Underneath the FOREACH loop, we have an IF statement which asks if the ‘groupsize’ is bigger than 0. The ‘groupsize’ will only be 0 if the fish we are looking at has nobody around it – if this is the case then no flocking rules are going to be applied to it. If it is influenced by another fish (i.e the groupsize is bigger than 0) – we find the average to the centre of the group and the average speed.

  • The final value for ‘averageCentre’ is calculated by dividing the sum of the game objects positions by the ‘groupsize’ to find the average position of the group. We are also going to make this centre move towards the goal position by adding the vector to our goal position (The vector to our goal is the goals position minus the current fish’s position).
  • The speed itself of the fish is set to the average speed of the group, by dividing the sum of all the fish’s speed by the ‘groupsize’.

With all that information we can work out the direction that the fish needs to travel in. It’s direction vector is calculated by adding the ‘averageCentre’ vector and the ‘averageAvoid’ vector minus our current position. If this is 0 then we are facing in the right direction, otherwise if that direction is not equal to zero then we need to rotate the fish.

We do a ‘transform.rotation’ to slowly turn the fish towards the direction it needs to be (according to our set rotation speed).

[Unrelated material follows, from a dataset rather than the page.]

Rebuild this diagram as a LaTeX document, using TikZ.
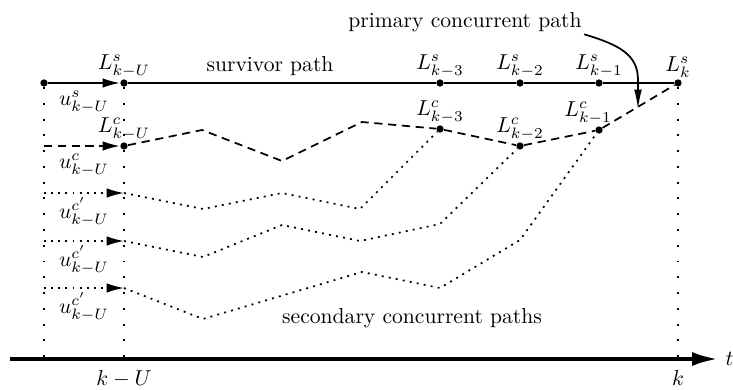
\documentclass[tikz,border=0pt]{standalone}
\usetikzlibrary{arrows.meta}
\begin{document}
\begin{tikzpicture}[x=0.463pt,y=-0.463pt,
  dot/.style={circle,fill,inner sep=0pt,minimum size=3.4pt},
  surv/.style={line width=0.8pt},
  prim/.style={line width=0.8pt,dash pattern=on 3.8pt off 2.6pt},
  sec/.style={line width=0.8pt,dash pattern=on 0.9pt off 2.4pt},
  guide/.style={line width=0.8pt,dash pattern=on 0.9pt off 6.4pt},
  tip/.style={-{Latex[length=8pt,width=4.4pt]}},
  lab/.style={inner sep=0.5pt,anchor=south}
]
\useasboundingbox (0,0) rectangle (733,390);
% survivor dots
\node[dot] (s0) at (44,83) {};
\node[dot] (sU) at (124,83) {};
\node[dot] (s3) at (440,83) {};
\node[dot] (s2) at (520,83) {};
\node[dot] (s1) at (599,83) {};
\node[dot] (sk) at (678,83) {};
% concurrent dots
\node[dot] (cU) at (124,146) {};
\node[dot] (c3) at (440,129) {};
\node[dot] (c2) at (520,146) {};
\node[dot] (c1) at (599,130) {};
% labels
\node[lab] (lsU) at (sU.north) {$L^s_{k-U}$};
\node[lab] (ls3) at (s3.north) {$L^s_{k-3}$};
\node[lab] (ls2) at (s2.north) {$L^s_{k-2}$};
\node[lab] (ls1) at (s1.north) {$L^s_{k-1}$};
\node[lab] (lsk) at (sk.north) {$L^s_{k}$};
\node[lab] (lcU) at (cU.north) {$L^c_{k-U}$};
\node[lab] (lc3) at (c3.north) {$L^c_{k-3}$};
\node[lab] (lc2) at (c2.north) {$L^c_{k-2}$};
\node[lab,xshift=-5pt] (lc1) at (c1.north) {$L^c_{k-1}$};
% coordinates
\coordinate (cs) at (44,146);
\coordinate (a1) at (44,193);
\coordinate (b1) at (124,193);
\coordinate (a2) at (44,241);
\coordinate (b2) at (124,241);
\coordinate (a3) at (44,288);
\coordinate (b3) at (124,288);
\coordinate (g0) at (44,359);
\coordinate (gU) at (124,363);
\coordinate (gk) at (678,363);
\coordinate (ax0) at (10,359);
\coordinate (ax1) at (718,359);
% guides
\draw[guide] (s0) -- (g0);
\draw[guide] (sU) -- (gU);
\draw[guide] (sk) -- (gk);
% survivor path
\draw[surv,tip] (s0) -- (sU);
\draw[surv] (sU) -- (s3) -- (s2) -- (s1) -- (sk);
% primary concurrent path
\draw[prim,tip] (cs) -- (cU);
\draw[prim] (cU) -- (202,130) -- (282,161) -- (362,122) -- (c3) -- (c2) -- (c1) -- (sk);
% secondary paths
\draw[sec,tip] (a1) -- (b1);
\draw[sec] (b1) -- (203,209) -- (282,193) -- (360,209) -- (c3);
\draw[sec,tip] (a2) -- (b2);
\draw[sec] (b2) -- (203,257) -- (282,225) -- (360,241) -- (440,224) -- (c2);
\draw[sec,tip] (a3) -- (b3);
\draw[sec] (b3) -- (203,319) -- (362,272) -- (440,288) -- (520,240) -- (c1);
% u labels
\node (us) at (84,102) {$u^s_{k-U}$};
\node (uc) at (84,165) {$u^c_{k-U}$};
\node (uc1) at (84,212) {$u^{c'}_{k-U}$};
\node (uc2) at (84,260) {$u^{c'}_{k-U}$};
\node (uc3) at (84,307) {$u^{c'}_{k-U}$};
% axis
\draw[line width=1.8pt,-{Latex[length=12pt,width=6.5pt]}] (ax0) -- (ax1);
\node[anchor=west] (t) at (ax1) {$t$};
\node[below] (kU) at (gU) {$k-U$};
\node[below] (kk) at (gk) {$k$};
% texts
\node (sp) at (270,66) {survivor path};
\node[inner sep=1pt] (pp) at (465,22) {primary concurrent path};
\node (scp) at (412,318) {secondary concurrent paths};
\coordinate (ptip) at (638,109);
\draw[surv,-{Latex[length=9pt,width=3.6pt]}] (pp.south east) .. controls (620,45) and (638,55) .. (638,80) -- (ptip);
\end{tikzpicture}
\end{document}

The fish will not snap around quickly due to the slerp we have implemented which is used to create a smooth rotation. Quaternions are used to represent rotation and spherically interpolates between points.

Lastly, this ‘DoRules’ method is called within update method. However, I only call on it some of the time (in this case 20% of the time), this is because it takes off the load of having to constantly calculate the rules for every single fish all the time (especially as the flock gets a lot bigger). Furthermore, only calling on the rules some of the time yields unexpected and exciting results!